** WHAT NEEDS TO BE DONE **
Using the listing below, extract each line that has the word "script" in it.

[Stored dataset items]

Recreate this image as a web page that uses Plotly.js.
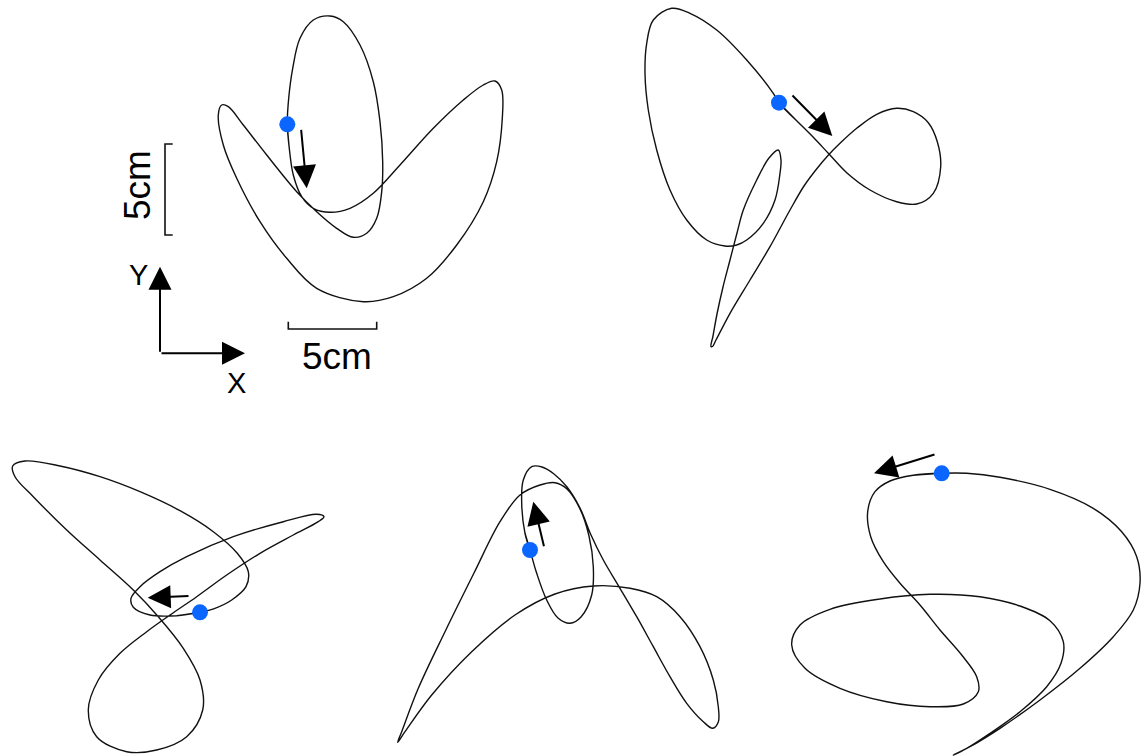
<!DOCTYPE html>
<html><head><meta charset="utf-8">
<script src="https://cdn.plot.ly/plotly-3.0.1.min.js"></script>
<style>html,body{margin:0;padding:0;background:#fff;}#chart{width:1147px;height:756px;}</style>
</head><body><div id="chart"></div>
<script>
// Traced trajectories (page-pixel coordinates)
const path1X = [287.3,289.3,293.3,301.7,313.3,330,350,373.3,400,433.3,463.3,483.3,495,501.7,502.3,496.7,483.3,456.7,426.7,393.3,363.3,316.7,286.7,260,236.7,223.3,218.3,221.7,228.3,243.3,266.7,296.7,316.7,336.7,353.3,366.7,376.7,381.7,382.7,380,373.3,360,343.3,330,313.3,300,292.7,288.7];
const path1Y = [124.3,148.3,175,196.7,208.3,212.3,208.3,193.3,165,128.3,100,85,81,90,118.3,161.7,201.7,245,278.3,296.7,301.7,288.3,258.3,221.7,178.3,145,115,105,106.7,125,155,191.7,211.7,228.3,237.3,233.3,218.3,191.7,161.7,121.7,81.7,45,21.7,16,20,38.3,68.3,98.3];

const path2X = [779,796.7,813.3,829,846.7,870,896.7,916.7,933.3,940.7,937.3,928.3,913.3,896.7,876.7,856.7,840,828,817,804,790,770,750,730,716,712.5,711,713,717,723,730,737,743.3,756.7,769,778.3,781,780,775,763.3,746.7,736.7,725,706.7,686.7,670,656.7,648.3,645,646.7,653.3,671.7,690,716.7,746.7,773.3];
const path2Y = [102.7,120.7,137.3,154,172.7,190,201.7,204,193.3,166.7,141.7,122.7,111.7,108.3,114.3,128.3,143.3,155.5,168.5,186,210,246.7,280,313.3,340,346.5,346.5,336,314,287,260,233,210,180,158,150,160,173.3,200,223.3,240,245,246,240,220,190,150,110,73.3,43.3,20,8.3,13.3,30,60,93.3];

const path3X = [200,176.7,150,133.3,131,140,160,186.7,233.3,283.3,316.7,324,318.3,293.3,260,226.7,196.7,170,146.7,120,98.3,88.3,96.7,126.7,156.7,186.7,202.7,200,183.3,158.3,133.3,100,66.7,33.3,15,12.7,25,60,100,140,180,213.3,237.3,248.3,246,231.7,215];
const path3Y = [612.3,615.7,615,607.3,598.3,586.7,571.7,556.7,536.7,521.7,514.3,516.7,521.7,535,553.3,575,596.7,615,631.7,653.3,680,710,736.7,751.7,750,736.7,710,680,648.3,616.7,590,560,530,496.7,476.7,466,461,466,476.7,491.7,510.7,531.7,553.3,571.7,586.7,600,608.3];

const path4X = [530,525,521.7,523.3,531.7,542,554,567,580,591,603.3,620,636.7,653.3,670,686.7,703.3,712.7,718.3,718.3,713.3,700,680,656.7,630,593.3,555,515,471.7,431.7,405,397.7,401.7,418.3,445,474,500,520,540,555,567,580,589,593.3,591.7,581,570,558,546.7,536.7];
const path4Y = [550,533.3,503.3,480,466.7,467,474,487,508,535,560,588.3,616.7,646.7,676.7,703.3,721.7,728.3,722,706.7,680,646.7,616.7,596.7,588.3,586,594,615,651.7,695,731.7,742.3,731.7,688.3,631.7,573,521.7,495,485,482.7,489,509,536,566.7,595,617,623.3,618,600,573.3];

const path5X = [941.7,913.3,890,875,867.7,870.7,883.3,900,920,940,961.7,976.7,978.3,963.3,930,886.7,840,805,791.7,800,830,880,930,980,1020,1050,1063.3,1061,1046.7,1020,990,966.7,953.3,970,1000,1040,1080,1113.3,1133.3,1140,1136.7,1121.7,1093.3,1050,1000,966.7];
const path5Y = [473.3,475.3,481,491.7,511.7,536.7,561.7,583.3,605,630,655,676.7,691.7,704,706.7,701.7,688.3,668.3,645,625,609.3,599,594.3,596.7,606,620.7,641.7,663.3,686.7,711.7,733.3,748.3,755,746.7,728.3,700,668.3,636.7,610,583.3,556.7,531.7,508.3,489.3,477.3,473.3];

// Start points (blue dots)
const dotX = [287.3, 779, 200, 530, 941.7];
const dotY = [124.3, 102.7, 612.3, 550, 473.3];

// Direction arrows and X/Y axis arrows: tail -> head
const arrowTailX = [301, 791, 190, 544.3, 936, 160, 160];
const arrowTailY = [128.3, 94, 596, 547.7, 454, 353.3, 353.3];
const arrowHeadX = [306.7, 832.3, 147.7, 533.3, 874, 160, 245];
const arrowHeadY = [188.3, 136, 597.7, 501.7, 473.3, 266.7, 353.3];

// Scale bars
const vBarX = [172.7, 165, 165, 172.7];
const vBarY = [144, 144, 235, 235];
const hBarX = [288.3, 288.3, 376.7, 376.7];
const hBarY = [321.7, 329, 329, 321.7];

// Labels
const labelText = ['5cm', '5cm', 'Y', 'X'];
const labelX = [137, 336.5, 138, 236];
const labelY = [185, 356, 275, 383];
const labelAngle = [-90, 0, 0, 0];
const labelSize = [37, 37, 29, 29];

const paths = [[path1X,path1Y],[path2X,path2Y],[path3X,path3Y],[path4X,path4Y],[path5X,path5Y]];
const traces = paths.map(([px,py]) => ({
  type:'scatter', mode:'lines',
  x: px.concat([px[0], px[1]]), y: py.concat([py[0], py[1]]),
  line:{color:'#111', width:1.4, shape:'spline', smoothing:1.0},
  hoverinfo:'skip'
}));
traces.push({type:'scatter', mode:'lines', x:vBarX, y:vBarY, line:{color:'#111', width:1.6}, hoverinfo:'skip'});
traces.push({type:'scatter', mode:'lines', x:hBarX, y:hBarY, line:{color:'#111', width:1.6}, hoverinfo:'skip'});
traces.push({type:'scatter', mode:'markers', x:dotX, y:dotY, marker:{color:'#0a66ff', size:16, line:{width:0}}, hoverinfo:'skip'});

const annotations = arrowHeadX.map((hx,i) => ({
  x: hx, y: arrowHeadY[i], ax: arrowTailX[i], ay: arrowTailY[i],
  xref:'x', yref:'y', axref:'x', ayref:'y',
  text:'', showarrow:true, arrowhead:2, arrowsize:2.3, arrowwidth:2, arrowcolor:'#000', standoff:0, startstandoff:0
}));
labelText.forEach((t,i) => annotations.push({
  x: labelX[i], y: labelY[i], xref:'x', yref:'y', text:t, showarrow:false,
  textangle: labelAngle[i], xanchor:'center', yanchor:'middle',
  font:{family:'Liberation Sans, Arial, sans-serif', size:labelSize[i], color:'#000'}
}));

const layout = {
  width:1147, height:756, margin:{l:0,r:0,t:0,b:0},
  paper_bgcolor:'#fff', plot_bgcolor:'#fff', showlegend:false,
  xaxis:{range:[0,1147], visible:false, fixedrange:true},
  yaxis:{range:[756,0], visible:false, fixedrange:true},
  annotations: annotations
};
Plotly.newPlot('chart', traces, layout, {staticPlot:true, displayModeBar:false});
</script>
</body></html>
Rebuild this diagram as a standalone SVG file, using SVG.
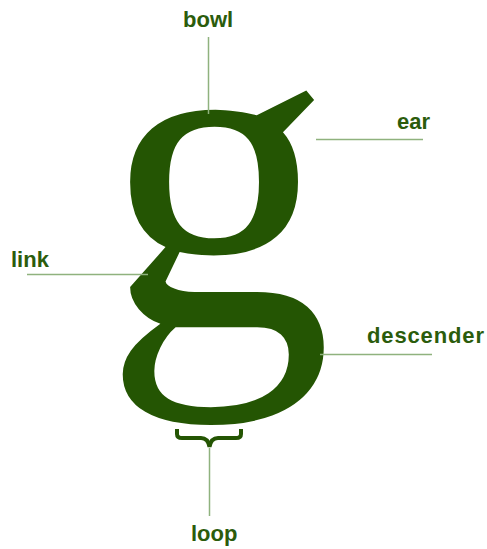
<svg xmlns="http://www.w3.org/2000/svg" width="487" height="549" viewBox="0 0 487 549">
<style>
.lbl{font-family:"Liberation Sans",Arial,sans-serif;font-weight:bold;font-size:22px;fill:#2b5c0c}
.ln{stroke:#8fb27e;stroke-width:1.5;fill:none}
.glyph{font-family:"Liberation Serif","Times New Roman",serif;fill:#245503}
</style>
<rect width="487" height="549" fill="#fff"/>
<g id="letter">
<text class="glyph" x="103" y="326" font-size="459">g</text>
</g>
<g id="connectors">
<line class="ln" x1="208.5" y1="37" x2="208.5" y2="114"/>
<line class="ln" x1="316" y1="139.5" x2="423" y2="139.5"/>
<line class="ln" x1="27" y1="274.5" x2="148" y2="274.5"/>
<line class="ln" x1="320" y1="354.5" x2="432" y2="354.5"/>
<line class="ln" x1="209.5" y1="448" x2="209.5" y2="516"/>
<path d="M177,429 V434 Q177,438 182,438 H201 Q208,438 209.5,447 Q211,438 218,438 H236 Q241,438 241,434 V429" fill="none" stroke="#245503" stroke-width="4"/>
</g>
<g id="bowl"><text class="lbl" x="183" y="27">bowl</text></g>
<g id="ear"><text class="lbl" x="397" y="129">ear</text></g>
<g id="link"><text class="lbl" x="11" y="267">link</text></g>
<g id="descender"><text class="lbl" x="367" y="343" textLength="117" lengthAdjust="spacing">descender</text></g>
<g id="loop"><text class="lbl" x="191" y="541">loop</text></g>
</svg>
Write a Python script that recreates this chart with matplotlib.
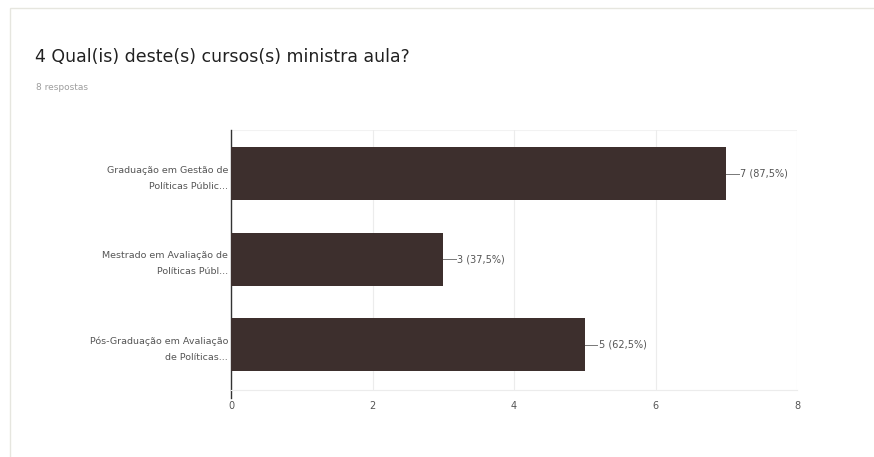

** SOLUTION TO THIS PROBLEM **
<script src="https://cdn.plot.ly/plotly-3.0.1.min.js"></script>
<script>
</script>
Write a Python script that recreates this chart with matplotlib.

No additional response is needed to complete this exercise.